Analysis of the captured data carries fears of data misuse and privacy infringement, not to mention wasted resources on false positives and 'noise'. Noise is information that calls attention to insignificant findings that present little or no risk. Noise can overwhelm and mask true threats and is a distraction for scarce security resources.
Managing access and perception
Arguably one of the tougher challenges of collecting user data and monitoring the workforce is the workforce’s perception of an organisation’s motivation. When employees hear about monitoring, their initial impression is negative. Changing those perceptions requires openness and assurance that any data being collected is intended to protect individuals, sensitive data and the organisation and is handled in the most secure, private and respectful way possible.
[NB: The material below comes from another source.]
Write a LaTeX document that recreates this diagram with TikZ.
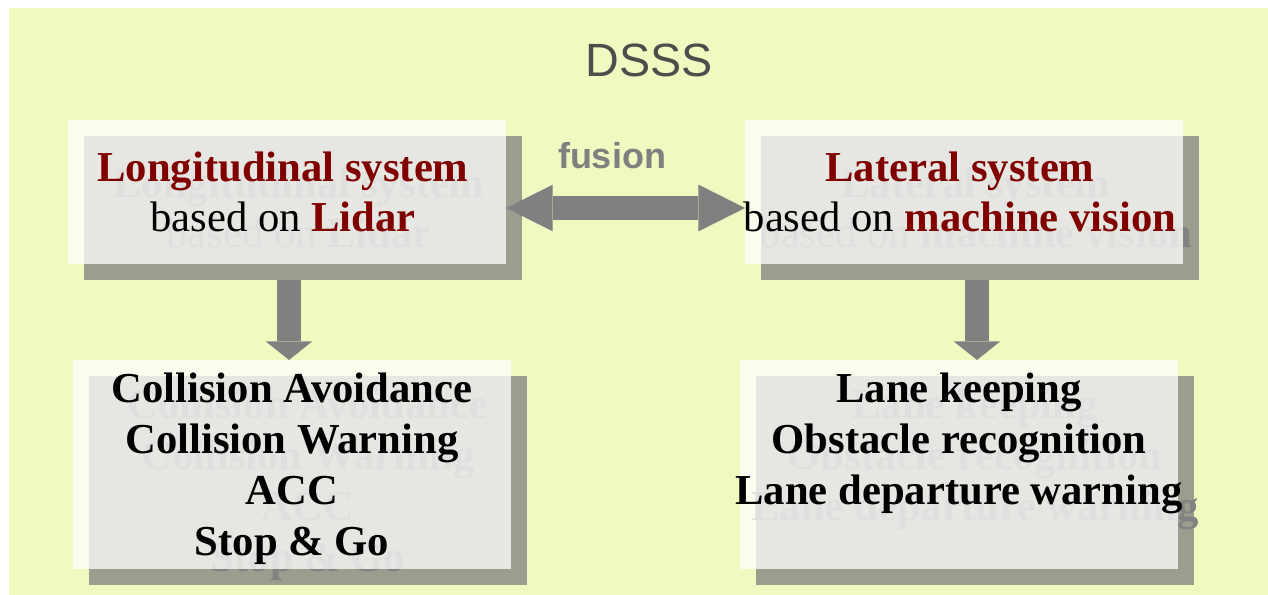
\documentclass[tikz,border=0pt]{standalone}
\usepackage{fontspec}
\setmainfont{Liberation Serif}
\newfontfamily\headfont{Liberation Sans}
\usetikzlibrary{arrows.meta, positioning}

\definecolor{pagebg}{HTML}{F1F9C1}
\definecolor{shadowgray}{HTML}{9C9D8F}
\definecolor{ghostgray}{HTML}{828282}
\definecolor{boxred}{HTML}{800000}
\definecolor{arrowgray}{HTML}{808080}
\definecolor{titlegray}{HTML}{4D4D4D}
\colorlet{hlcol}{boxred}
\newcommand\hl[1]{\textbf{\color{hlcol}#1}}

\begin{document}
\begin{tikzpicture}[
    x=0.75pt, y=-0.75pt,
    every node/.style={inner sep=0pt, outer sep=0pt, align=center},
    topbox/.style={minimum width=328.5pt, minimum height=108pt},
    lowbox/.style={minimum width=328.5pt, minimum height=156.75pt},
    shadowbox/.style={fill=shadowgray},
    panel/.style={fill=white, fill opacity=0.75, text opacity=1},
    boxtext/.style={font=\fontsize{32}{37.8}\selectfont},
    boldtext/.style={font=\fontsize{32}{38.2}\selectfont\bfseries},
    ghost/.style={text=ghostgray, execute at begin node={\colorlet{hlcol}{ghostgray}}},
    fatarrow/.style={line width=18pt, draw=arrowgray, fill=arrowgray},
    sidetip/.tip={Triangle[length=35pt, width=35pt, line width=0pt]},
    downtip/.tip={Triangle[length=14pt, width=35pt, line width=0pt]}
]

\useasboundingbox (0,0) rectangle (1268,595);
\fill[white] (0,0) rectangle (1268,595);
\fill[pagebg] (9,8) rectangle (1268,595);

% Title
\node (title) at (649,60) {\headfont\fontsize{35}{40}\selectfont\color{titlegray}DSSS};
\node (fusion) at (612,156) {\headfont\bfseries\fontsize{27}{30}\selectfont\color{arrowgray}fusion};

% Shadows
\node (lon-sh) [topbox, shadowbox] at (303,208) {};
\node (lat-sh) [topbox, shadowbox] at (980,208) {};
\node (col-sh) [lowbox, shadowbox] at (308,480.5) {};
\node (lane-sh) [lowbox, shadowbox] at (975,480.5) {};

\node [boxtext, ghost] at ([xshift=-3pt]lon-sh) {\hl{Longitudinal system}\\ based on \hl{Lidar}};
\node [boxtext, ghost] at ([xshift=-3pt]lat-sh) {\hl{Lateral system}\\ based on \hl{machine vision}};
\node [boldtext, ghost] at ([yshift=-3pt]col-sh) {Collision Avoidance\\ Collision Warning\\ ACC\\ Stop \& Go};
\node [boldtext, ghost] at ([yshift=16pt]lane-sh) {Lane keeping\\ Obstacle recognition\\ Lane departure warning};

% Boxes
\node (lon) [topbox, panel] at (287,192) {};
\node (lat) [topbox, panel] at (964,192) {};
\node (col) [lowbox, panel] at (292,464.5) {};
\node (lane) [lowbox, panel] at (959,464.5) {};

\node (lon-t) [boxtext] at ([xshift=-3pt]lon) {\hl{Longitudinal system}\\ based on \hl{Lidar}};
\node (lat-t) [boxtext] at ([xshift=-3pt]lat) {\hl{Lateral system}\\ based on \hl{machine vision}};
\node (col-t) [boldtext] at ([yshift=-3pt]col) {Collision Avoidance\\ Collision Warning\\ ACC\\ Stop \& Go};
\node (lane-t) [boldtext] at ([yshift=16pt]lane) {Lane keeping\\ Obstacle recognition\\ Lane departure warning};

% Arrows
\coordinate (lon-out) at ([xshift=-10.5pt]lon-sh.south);
\coordinate (lat-out) at ([xshift=-2.25pt]lat-sh.south);

\draw[fatarrow, sidetip-sidetip] ([yshift=-12pt]lon.east) -- ([yshift=-12pt]lat.west);
\draw[fatarrow, -downtip] (lon-out) -- (lon-out |- col.north);
\draw[fatarrow, -downtip] (lat-out) -- (lat-out |- lane.north);

\end{tikzpicture}
\end{document}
Privacy will be the primary concern to alleviate. In addition to regulatory requirements, protecting employees’ privacy is crucial if you want to have employee engagement and partnership. Managing access to the collected data is another challenge to overcome. Information on individual employees should be anonymised and unmasked only on a strict need-to-know basis.
Data minimisation is a critical prerequisite to privacy. Invasive surveillance such as keystroke logging and screen capture, as well as the collection of user content such as emails and instant messages, isn’t required to detect insider risks and protect organisational data. Employees don’t want corporate IP leaked on purpose or by accident.
Protection for the employee
Workforce Cyber Intelligence protects employees in many ways, including increased security awareness, smarter engagement and fewer violations or incidents and the corresponding interruptions. Having a clear and unalterable audit trail provides non-repudiation and defence for the employee. But perhaps the biggest benefit is simply protection against external threats.
Employees are an appealing target of malicious actors and are subject to constant exploitation attempts. People by their nature want to be helpful and trusting and these are the underlying human traits enabling social engineering.
Businesses need to shift their focus and learn from the workforce by observing employees' interactions with data, systems and machines and using that intelligence to improve performance.